Work to be completed – Print nothing but the lines from the start of the listing below through the line that contains "const yTicks = [0, 100, 200, 300];". Do not include the pictures.

Data –
::::::

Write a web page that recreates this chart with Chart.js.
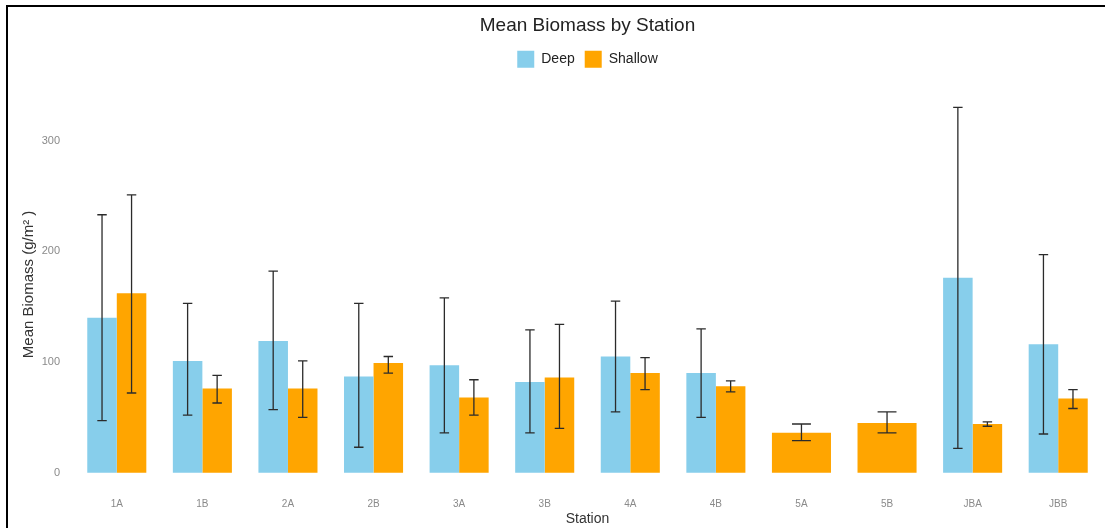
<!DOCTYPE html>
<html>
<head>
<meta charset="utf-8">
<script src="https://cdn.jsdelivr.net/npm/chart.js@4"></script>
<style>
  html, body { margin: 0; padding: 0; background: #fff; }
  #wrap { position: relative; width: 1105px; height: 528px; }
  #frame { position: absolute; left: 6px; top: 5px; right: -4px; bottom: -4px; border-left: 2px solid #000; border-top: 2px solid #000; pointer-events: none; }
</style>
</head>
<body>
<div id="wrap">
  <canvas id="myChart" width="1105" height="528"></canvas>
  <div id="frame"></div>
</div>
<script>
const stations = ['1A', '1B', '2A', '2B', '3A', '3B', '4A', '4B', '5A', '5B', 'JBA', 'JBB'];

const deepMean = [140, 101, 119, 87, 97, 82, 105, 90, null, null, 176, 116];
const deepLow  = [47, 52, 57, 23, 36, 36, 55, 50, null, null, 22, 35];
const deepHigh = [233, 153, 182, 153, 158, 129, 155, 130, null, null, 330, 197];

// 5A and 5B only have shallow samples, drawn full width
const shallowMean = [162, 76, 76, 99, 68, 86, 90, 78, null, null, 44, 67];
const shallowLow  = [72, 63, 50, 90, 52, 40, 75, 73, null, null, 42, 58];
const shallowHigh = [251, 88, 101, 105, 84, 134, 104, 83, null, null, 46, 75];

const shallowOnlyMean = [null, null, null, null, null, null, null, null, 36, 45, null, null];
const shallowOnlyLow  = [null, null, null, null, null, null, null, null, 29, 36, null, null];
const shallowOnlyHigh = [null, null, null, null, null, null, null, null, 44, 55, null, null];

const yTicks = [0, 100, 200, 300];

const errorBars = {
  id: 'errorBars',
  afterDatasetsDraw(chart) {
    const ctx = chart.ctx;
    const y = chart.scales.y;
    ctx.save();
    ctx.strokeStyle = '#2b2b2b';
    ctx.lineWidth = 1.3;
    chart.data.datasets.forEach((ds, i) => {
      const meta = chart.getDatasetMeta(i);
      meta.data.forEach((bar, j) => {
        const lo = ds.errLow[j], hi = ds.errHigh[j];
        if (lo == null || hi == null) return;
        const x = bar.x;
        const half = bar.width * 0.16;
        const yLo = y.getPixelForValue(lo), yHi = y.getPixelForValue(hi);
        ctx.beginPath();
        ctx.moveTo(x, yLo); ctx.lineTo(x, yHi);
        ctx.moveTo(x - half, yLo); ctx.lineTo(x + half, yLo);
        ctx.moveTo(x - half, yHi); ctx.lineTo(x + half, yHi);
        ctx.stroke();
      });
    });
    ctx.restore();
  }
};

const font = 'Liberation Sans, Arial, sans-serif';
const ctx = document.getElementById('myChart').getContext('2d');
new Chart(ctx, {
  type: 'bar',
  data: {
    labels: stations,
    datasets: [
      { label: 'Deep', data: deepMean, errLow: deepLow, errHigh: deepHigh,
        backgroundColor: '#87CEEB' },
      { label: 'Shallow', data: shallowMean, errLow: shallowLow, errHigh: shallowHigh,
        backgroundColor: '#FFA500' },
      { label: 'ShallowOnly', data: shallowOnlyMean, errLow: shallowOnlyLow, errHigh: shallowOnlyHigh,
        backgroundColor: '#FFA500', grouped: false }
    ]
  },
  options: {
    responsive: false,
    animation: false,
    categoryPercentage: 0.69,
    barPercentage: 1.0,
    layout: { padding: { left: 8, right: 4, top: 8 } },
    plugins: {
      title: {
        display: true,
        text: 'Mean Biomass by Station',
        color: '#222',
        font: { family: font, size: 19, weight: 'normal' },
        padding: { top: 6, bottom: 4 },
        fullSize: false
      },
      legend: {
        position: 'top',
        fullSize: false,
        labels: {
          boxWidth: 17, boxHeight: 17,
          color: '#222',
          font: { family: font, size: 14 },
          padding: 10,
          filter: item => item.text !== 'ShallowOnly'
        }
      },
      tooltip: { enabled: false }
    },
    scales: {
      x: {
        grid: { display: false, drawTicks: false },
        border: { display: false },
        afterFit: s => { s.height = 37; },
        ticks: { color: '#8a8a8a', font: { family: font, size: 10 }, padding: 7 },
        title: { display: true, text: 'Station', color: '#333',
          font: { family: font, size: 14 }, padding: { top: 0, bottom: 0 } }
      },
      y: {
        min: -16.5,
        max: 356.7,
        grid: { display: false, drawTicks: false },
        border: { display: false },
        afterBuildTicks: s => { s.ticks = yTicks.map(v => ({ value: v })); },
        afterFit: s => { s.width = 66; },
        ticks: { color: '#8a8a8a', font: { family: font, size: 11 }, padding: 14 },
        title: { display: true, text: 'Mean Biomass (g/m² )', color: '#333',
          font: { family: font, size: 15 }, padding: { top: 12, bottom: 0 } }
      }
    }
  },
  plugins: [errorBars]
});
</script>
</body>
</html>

::::::

Solution –
Write a web page that recreates this chart with Chart.js.
<!DOCTYPE html>
<html>
<head>
<meta charset="utf-8">
<script src="https://cdn.jsdelivr.net/npm/chart.js@4"></script>
<style>
  html, body { margin: 0; padding: 0; background: #fff; }
  #wrap { position: relative; width: 1105px; height: 528px; }
  #frame { position: absolute; left: 6px; top: 5px; right: -4px; bottom: -4px; border-left: 2px solid #000; border-top: 2px solid #000; pointer-events: none; }
</style>
</head>
<body>
<div id="wrap">
  <canvas id="myChart" width="1105" height="528"></canvas>
  <div id="frame"></div>
</div>
<script>
const stations = ['1A', '1B', '2A', '2B', '3A', '3B', '4A', '4B', '5A', '5B', 'JBA', 'JBB'];

const deepMean = [140, 101, 119, 87, 97, 82, 105, 90, null, null, 176, 116];
const deepLow  = [47, 52, 57, 23, 36, 36, 55, 50, null, null, 22, 35];
const deepHigh = [233, 153, 182, 153, 158, 129, 155, 130, null, null, 330, 197];

// 5A and 5B only have shallow samples, drawn full width
const shallowMean = [162, 76, 76, 99, 68, 86, 90, 78, null, null, 44, 67];
const shallowLow  = [72, 63, 50, 90, 52, 40, 75, 73, null, null, 42, 58];
const shallowHigh = [251, 88, 101, 105, 84, 134, 104, 83, null, null, 46, 75];

const shallowOnlyMean = [null, null, null, null, null, null, null, null, 36, 45, null, null];
const shallowOnlyLow  = [null, null, null, null, null, null, null, null, 29, 36, null, null];
const shallowOnlyHigh = [null, null, null, null, null, null, null, null, 44, 55, null, null];

const yTicks = [0, 100, 200, 300];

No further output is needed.